SAN MATEO, Calif. As Linux has become trendy, so has the idea of adapting it to real-time environments. But Linux isn't inherently suited for real-time work, and that's led at least one company to pursue a different path to real-time.
Dubbed RTLinux, the OS doesn't try to change Linux into an RTOS, but instead provides a homemade RTOS kernel that incorporates Linux as a low-priority thread. Thus the RTOS stays as small and streamlined as possible a principal goal of RTLinux's creators while retaining Linux as the basis for common applications.
"We have a very clear model that we're trying to educate people on," said Victor Yodaiken, who led the development of RTLinux.
June 15 marked the pre-beta release of RTLinux version 3.0, which is compatible with the still-in-progress 2.4 version of the Linux kernel as well as the current 2.2 version. In addition to writing for the X86 platform, the RTLinux crew finished a PowerPC port in November, and more recently completed a port for the Alpha microprocessor.
Yodaiken's original work on RTLinux "was aimed at trying to solve what we saw and I still see as the biggest problem in real-time system design," he said. "Real-time systems are very simple and handmade. They were developed around very simple operating systems that didn't do much. Now, people want a real-time controller in every toaster, to present a Web interface or a GUI, and the question is, how do you [provide] that as a standard real-time operating system that works?"

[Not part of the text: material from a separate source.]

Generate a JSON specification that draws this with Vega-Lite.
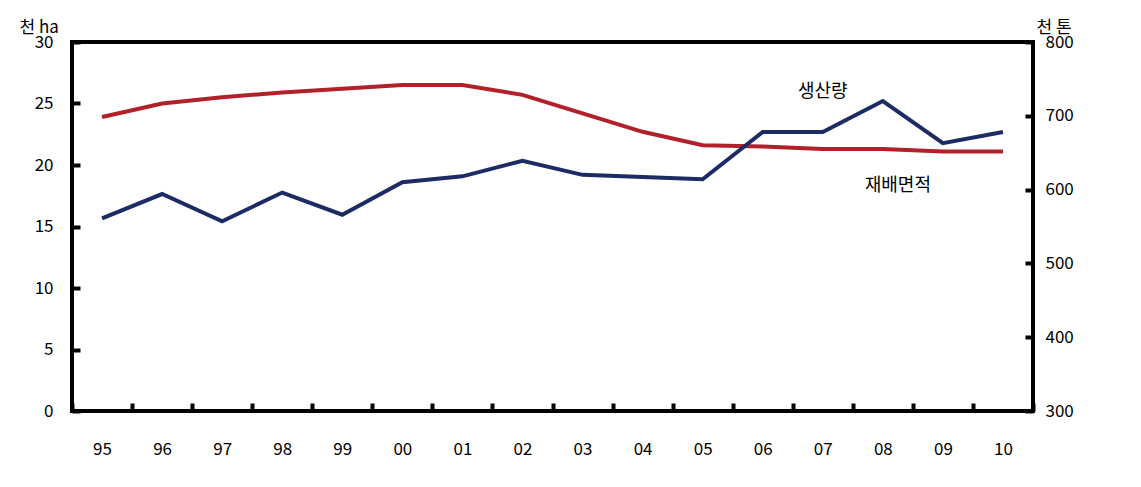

To address that issue, Yodaiken and his students at the computer science department of the New Mexico Institute of Mining and Technology developed RTLinux with the goal of keeping the real-time kernel small and nimble. That way, the kernel delivers hard real-time performance to the functions that need it, while complicated, non-real-time functions such as a graphical user interface are passed on to Linux.
In addition, RTLinux is flexible with which Linux distribution it uses any standard distribution will do.
Since January, Yodaiken has been on leave from the New Mexico Institute to work full-time on RTLinux, which started as a research project in the mid-'90s. As chief executive of Finite State Machine Labs Inc. (Soccoro, N.M.), he's been on the lecture circuit, giving talks at the bevy of Linux conferences that have sprouted during the past year.
In building FSM Labs' team, Yodaiken has taken advantage of e-mail and Web-based operations to build what he called a "mini-multinational," with a handful of staffers scattered in locations such as Russia, Vienna and Los Angeles.
With RTLinux on an X86 platform, interrupt handlers can spring into action within 15 microseconds of the detection of a hardware interrupt, compared with 600 microseconds for standard Linux. That time window is actually determined by hardware and will improve as processors get faster, Yodaiken said.
In addition to providing real-time performance, RTLinux's split nature saves time in application development, because familiar Linux software can be used for functions such as Web browsing.
"The key piece is, we don't require much of a modification to Linux," Yodaiken said. "We really believe we're going to profit from all the work going into embedded Linuxes, because all those embedded Linuxes can fit into our system."
For an application programming interface (API), FSM Labs chose late last year to stick to the Posix 1003.13 standard, which contains profiles for "hard" real-time systems, such as the RTLinux real-time core, as well as for multipurpose systems such as Linux.
FSM Labs focused on the Posix APIs before individual companies began touting their own APIs as a way to unify widespread embedded Linux efforts. FSM Labs has shunned those efforts in favor of sticking with pure Posix compliance, something Yodaiken says customers find comforting.
"Our belief is that that gives us a good combination," he said. "We have a standards-based API, access to Linux, and real-time performance."
As with many embedded-system projects, RTLinux has found its way into a range of novel applications, including NASA's "vomit comet" planes used to simulate freefalls, the manufacturing of chainsaw chains, and Muppet-controlling computer systems for The Jim Henson Co. (Hollywood, Calif.).
Key applications so far have been centered on instrumentation and industrial control. But also looming is the prospect of the telecom and datacom markets, areas FSM Labs is beginning to tackle.
"I don't think people have appreciated how fast Gigabit Ethernet is," Yodaiken said. "If you're trying to do something with low latency with Gigabit Ethernet, you have interrupts of less than two microseconds. We're going to be able to handle that."